厚生労働省の10月4日の発表によると、沖縄県など6県でインフルエンザが流行の目安を超えている。例年より早いインフルシーズンの到来に製薬業界も対応を急ぐが、治療薬市場の勢力図は変わるかもしれない。昨シーズン、トップシェアの塩野義製薬の「ゾフルーザ」が失速するとみられているからだ。

(写真=shutterstock)
冬場の病気のイメージが強いインフルエンザが、早くも流行の兆しを見せている。厚生労働省の10月4日の発表によると、流行の目安を超えているのは沖縄県や鹿児島県、佐賀県など6県。前週発表時点で入っていた東京都は抜けたものの、「今年は例年に比べて、流行入りする時期が早まっている可能性がある」(感染症の専門家)。原因は定かではないが、海外旅行客の増加などが指摘されている。

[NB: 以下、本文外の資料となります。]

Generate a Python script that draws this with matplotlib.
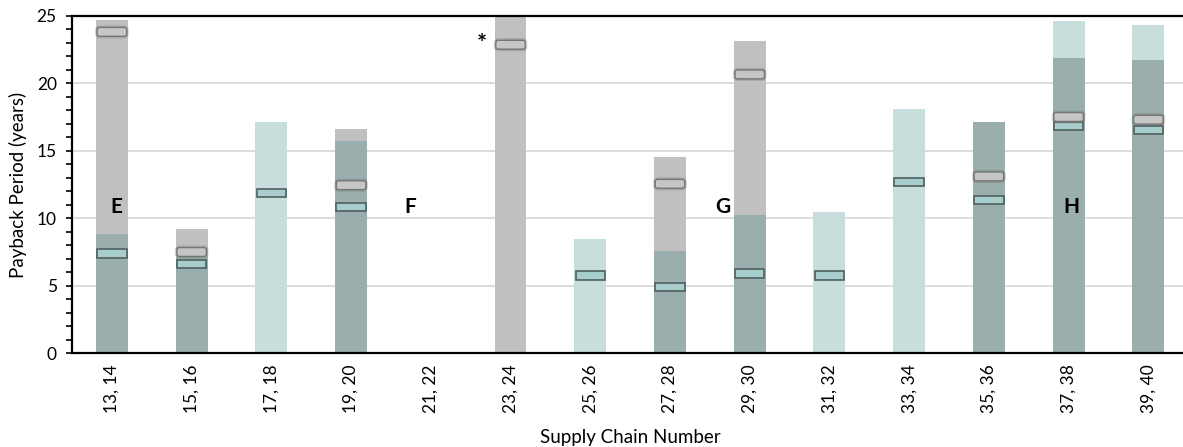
import numpy as np
import matplotlib.pyplot as plt
from matplotlib.patches import FancyBboxPatch

plt.rcParams['font.family'] = ['Lato', 'DejaVu Sans']

pairs = ["13, 14", "15, 16", "17, 18", "19, 20", "21, 22", "23, 24", "25, 26",
         "27, 28", "29, 30", "31, 32", "33, 34", "35, 36", "37, 38", "39, 40"]
# upper end of the payback range for each chain pair (nan = no value)
grey_top = [24.7, 9.2, np.nan, 16.6, np.nan, 30.0, np.nan,
            14.5, 23.1, np.nan, np.nan, 17.15, 21.9, 21.7]
teal_top = [8.85, 7.1, 17.1, 15.7, np.nan, np.nan, 8.45,
            7.6, 10.25, 10.45, 18.1, 17.15, 24.6, 24.3]
# central estimates shown as small boxes
grey_mid = [23.8, 7.5, np.nan, 12.45, np.nan, 22.85, np.nan,
            12.55, 20.65, np.nan, np.nan, 13.1, 17.5, 17.3]
teal_mid = [7.4, 6.6, 11.85, 10.85, np.nan, np.nan, 5.75,
            4.9, 5.9, 5.75, 12.7, 11.35, 16.85, 16.55]

group_labels = ["E", "F", "G", "H"]
group_x = [0.05, 3.74, 7.66, 12.04]

GREY = "#c0c0c0"
TEAL = "#c8dedd"
OVERLAP = "#9aaead"

x = np.arange(len(pairs))
g = np.array(grey_top)
t = np.array(teal_top)
both = np.fmin(np.where(np.isnan(g), 0, g), np.where(np.isnan(t), 0, t))

fig = plt.figure(figsize=(11.83, 4.47), dpi=100)
ax = fig.add_axes([0.0609, 0.2096, 0.9435, 0.7553])

w = 0.4
ax.bar(x, np.nan_to_num(g), width=w, color=GREY, zorder=2)
ax.bar(x, np.nan_to_num(t), width=w, color=TEAL, zorder=2)
ax.bar(x, both, width=w, color=OVERLAP, zorder=3)

# central estimate boxes
mw, mh = 0.37, 0.62
aspect = 79.7 / 13.5
for xi, v in zip(x, teal_mid):
    if np.isnan(v):
        continue
    ax.add_patch(plt.Rectangle((xi - mw / 2, v - mh / 2), mw, mh,
                               facecolor="#a7cdcc", edgecolor="#4f5f5e",
                               lw=1.2, zorder=5))
for xi, v in zip(x, grey_mid):
    if np.isnan(v):
        continue
    # soft halo first, then the box itself
    ax.add_patch(FancyBboxPatch((xi - mw / 2 + 0.02, v - mh / 2 + 0.1),
                                mw - 0.04, mh - 0.2,
                                boxstyle="round,pad=0.02,rounding_size=0.03",
                                mutation_aspect=aspect,
                                facecolor="none", edgecolor="#707070",
                                lw=3.0, alpha=0.3, zorder=5))
    ax.add_patch(FancyBboxPatch((xi - mw / 2 + 0.02, v - mh / 2 + 0.1),
                                mw - 0.04, mh - 0.2,
                                boxstyle="round,pad=0.02,rounding_size=0.03",
                                mutation_aspect=aspect,
                                facecolor="#c6c6c6", edgecolor="#767676",
                                lw=1.0, zorder=6))

for lab, gx in zip(group_labels, group_x):
    ax.text(gx, 10.8, lab, ha="center", va="center", fontsize=15,
            fontweight="bold", zorder=7)
ax.text(4.64, 22.9, "*", ha="center", va="center", fontsize=17,
        fontweight="bold", zorder=7)

ax.set_xlim(-0.5, 13.5)
ax.set_ylim(0, 25)
ax.set_yticks(range(0, 26, 5))
ax.set_yticks(range(0, 26), minor=True)
ax.yaxis.grid(True, color="#d9d9d9", lw=1.3, zorder=0)
ax.set_axisbelow(True)
ax.tick_params(axis="y", which="both", direction="out", length=4, width=1.2,
               labelsize=12.5, pad=7)
ax.tick_params(axis="x", length=0, labelsize=12.5, pad=8)
ax.set_xticks(x)
ax.set_xticklabels(pairs, rotation=90)

for side in ["left", "bottom", "top"]:
    ax.spines[side].set_linewidth(1.6)
    ax.spines[side].set_zorder(8)
ax.spines["right"].set_visible(False)

ax.set_ylabel("Payback Period (years)", fontsize=13.5, labelpad=7)
ax.set_xlabel("Supply Chain Number", fontsize=13.5, labelpad=11)

fig.savefig("out.png", dpi=100)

医療現場で強まる警戒。出番が早まるインフル治療薬に注目が集まるが、見逃せないのは市場での勢力図に変化が起きそうなことだ。
インフル治療薬の国内市場は中外製薬の「タミフル」と第一三共の「イナビル」、塩野義製薬の「ゾフルーザ」の3剤で全体の約8割を占める。中でも2018年3月に発売したゾフルーザは、「1回飲むだけで効く」という手軽さから昨シーズンに需要が急増。予想の約2倍となる263億円を売り上げ、一時は工場を24時間稼働させても生産が追いつかないほどだった。